How Many Yoga Asanas Are there?


How Many Yoga Asanas Are there?

This article asks How Many Yoga Asanas Are There?

So let’s jump right in and the answer very much depends on whom you ask.

We can look at the ancient yoga texts for some historical guidance.

The Yoga Sutras of Patanjali, 2500 years old and regarded as the key yoga text, don’t list any specific asanas and only 3 of the 196 sutras refer to asanas at all – just instructing you to sit still.

The Hatha Yoga Pradipika, 15th century, lists 15 basic asanas some of which are more dynamic than those in the YS but still nothing like the range of dynamic standing poses and sequences we are familiar with today.

If you practice Ashtanga Vinyasa, there are 49 poses and 35 vinyasas in the Primary Series alone.


How Many Yoga Asanas Are There?

Postural yoga

The development of postural yoga is relatively recent. It was only with the teacher Krishnamacharya in the middle of the last century that many of the well-known postures or sequences such as Sun Salutations came to be practised at all. Before then yoga postures as we now know them were virtually non-existent. Any asana from that era tended to be seated and designed to prepare the body for meditation [Asana only being 1/8 th of a yoga practice. The others being :

Yamas -external behaviours, Niyamas – internal obervances, Pranayama – breathwork, Pratyahara- withdrawal of the senses, Dharana – concentration, Dhyana- meditation and Samadhi- liberation].

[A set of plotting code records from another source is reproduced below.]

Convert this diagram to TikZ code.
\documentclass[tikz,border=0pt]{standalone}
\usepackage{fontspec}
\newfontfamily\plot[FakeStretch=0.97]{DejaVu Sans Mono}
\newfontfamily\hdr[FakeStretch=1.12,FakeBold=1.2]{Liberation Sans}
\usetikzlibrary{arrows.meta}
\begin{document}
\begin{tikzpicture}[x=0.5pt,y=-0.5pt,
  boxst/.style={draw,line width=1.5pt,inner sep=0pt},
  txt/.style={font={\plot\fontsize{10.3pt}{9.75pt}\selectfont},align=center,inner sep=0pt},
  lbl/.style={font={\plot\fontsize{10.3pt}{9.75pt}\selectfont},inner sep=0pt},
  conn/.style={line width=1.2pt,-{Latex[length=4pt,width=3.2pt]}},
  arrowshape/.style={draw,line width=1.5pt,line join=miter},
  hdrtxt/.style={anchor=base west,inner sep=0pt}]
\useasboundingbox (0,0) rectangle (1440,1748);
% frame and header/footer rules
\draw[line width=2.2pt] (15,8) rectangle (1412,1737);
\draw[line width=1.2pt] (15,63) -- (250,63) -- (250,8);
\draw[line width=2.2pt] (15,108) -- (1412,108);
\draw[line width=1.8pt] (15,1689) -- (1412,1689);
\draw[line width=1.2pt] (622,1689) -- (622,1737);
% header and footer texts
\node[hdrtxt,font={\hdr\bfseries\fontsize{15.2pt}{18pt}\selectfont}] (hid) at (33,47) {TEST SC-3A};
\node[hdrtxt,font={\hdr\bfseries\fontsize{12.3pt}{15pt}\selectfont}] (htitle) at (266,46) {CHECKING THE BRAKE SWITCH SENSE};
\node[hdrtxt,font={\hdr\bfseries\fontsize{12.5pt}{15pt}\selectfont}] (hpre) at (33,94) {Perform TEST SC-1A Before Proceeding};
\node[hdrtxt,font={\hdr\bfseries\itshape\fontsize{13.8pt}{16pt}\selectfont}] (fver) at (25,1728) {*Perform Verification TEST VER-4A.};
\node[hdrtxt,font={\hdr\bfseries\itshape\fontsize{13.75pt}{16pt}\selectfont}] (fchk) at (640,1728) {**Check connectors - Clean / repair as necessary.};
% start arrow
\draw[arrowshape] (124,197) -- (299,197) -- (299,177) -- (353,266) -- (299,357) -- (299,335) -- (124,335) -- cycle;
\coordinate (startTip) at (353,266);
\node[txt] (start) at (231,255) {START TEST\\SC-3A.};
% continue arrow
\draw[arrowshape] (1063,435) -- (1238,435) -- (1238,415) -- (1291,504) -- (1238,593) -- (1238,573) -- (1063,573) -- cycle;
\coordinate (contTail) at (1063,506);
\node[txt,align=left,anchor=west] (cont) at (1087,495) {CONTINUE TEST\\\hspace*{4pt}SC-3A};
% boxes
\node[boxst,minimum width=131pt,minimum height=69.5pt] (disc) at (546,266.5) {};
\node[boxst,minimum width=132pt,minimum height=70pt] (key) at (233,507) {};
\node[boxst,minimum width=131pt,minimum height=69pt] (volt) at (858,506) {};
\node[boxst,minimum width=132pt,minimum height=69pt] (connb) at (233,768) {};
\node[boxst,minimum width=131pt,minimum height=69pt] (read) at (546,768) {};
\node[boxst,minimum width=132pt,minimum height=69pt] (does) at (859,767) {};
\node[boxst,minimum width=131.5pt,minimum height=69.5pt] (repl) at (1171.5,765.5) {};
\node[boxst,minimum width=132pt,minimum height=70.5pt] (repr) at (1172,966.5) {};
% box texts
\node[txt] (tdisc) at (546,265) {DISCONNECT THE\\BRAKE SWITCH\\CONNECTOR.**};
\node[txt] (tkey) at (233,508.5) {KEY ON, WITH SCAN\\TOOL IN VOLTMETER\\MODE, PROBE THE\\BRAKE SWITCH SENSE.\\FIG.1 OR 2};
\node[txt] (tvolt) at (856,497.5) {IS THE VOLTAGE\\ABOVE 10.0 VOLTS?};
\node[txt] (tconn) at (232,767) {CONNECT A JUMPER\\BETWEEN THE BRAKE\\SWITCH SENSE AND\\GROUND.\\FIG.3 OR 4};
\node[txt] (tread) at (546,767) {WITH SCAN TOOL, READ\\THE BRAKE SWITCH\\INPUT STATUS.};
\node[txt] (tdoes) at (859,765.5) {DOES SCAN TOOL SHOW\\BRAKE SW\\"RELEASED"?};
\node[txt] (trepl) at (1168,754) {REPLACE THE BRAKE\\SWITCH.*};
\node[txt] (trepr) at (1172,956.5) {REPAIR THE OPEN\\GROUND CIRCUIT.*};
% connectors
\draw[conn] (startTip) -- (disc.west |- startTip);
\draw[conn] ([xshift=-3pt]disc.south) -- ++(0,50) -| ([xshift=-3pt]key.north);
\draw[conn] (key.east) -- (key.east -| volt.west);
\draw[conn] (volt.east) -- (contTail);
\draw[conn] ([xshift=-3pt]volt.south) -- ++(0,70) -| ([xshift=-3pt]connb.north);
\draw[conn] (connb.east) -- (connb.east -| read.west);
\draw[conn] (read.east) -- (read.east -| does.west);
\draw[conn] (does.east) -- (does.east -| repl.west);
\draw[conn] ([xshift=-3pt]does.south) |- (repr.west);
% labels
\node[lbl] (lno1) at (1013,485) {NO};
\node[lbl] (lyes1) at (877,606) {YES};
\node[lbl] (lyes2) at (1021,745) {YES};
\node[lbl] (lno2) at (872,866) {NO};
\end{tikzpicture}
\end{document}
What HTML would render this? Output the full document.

Nowadays, yoga in the west has become much more of a physical practice and has borrowed or adapted postures and movements from Pilates, dance, Tai Chi, Qi Gong and so on. Teachers vary classic postures to suit their class, students, and teaching style. None of this is inherently wrong and can be seen as natural evolution of the science of yoga.

Yet, despite all this there is just one asana and that is the one that you are in. Be entirely present in the moment and in that asana. Don’t dwell on the one before or the one which may or may not come next. Treat each asana as if it was your first time and last time there. Savour every moment. And if you can manage that, then that is truly yoga.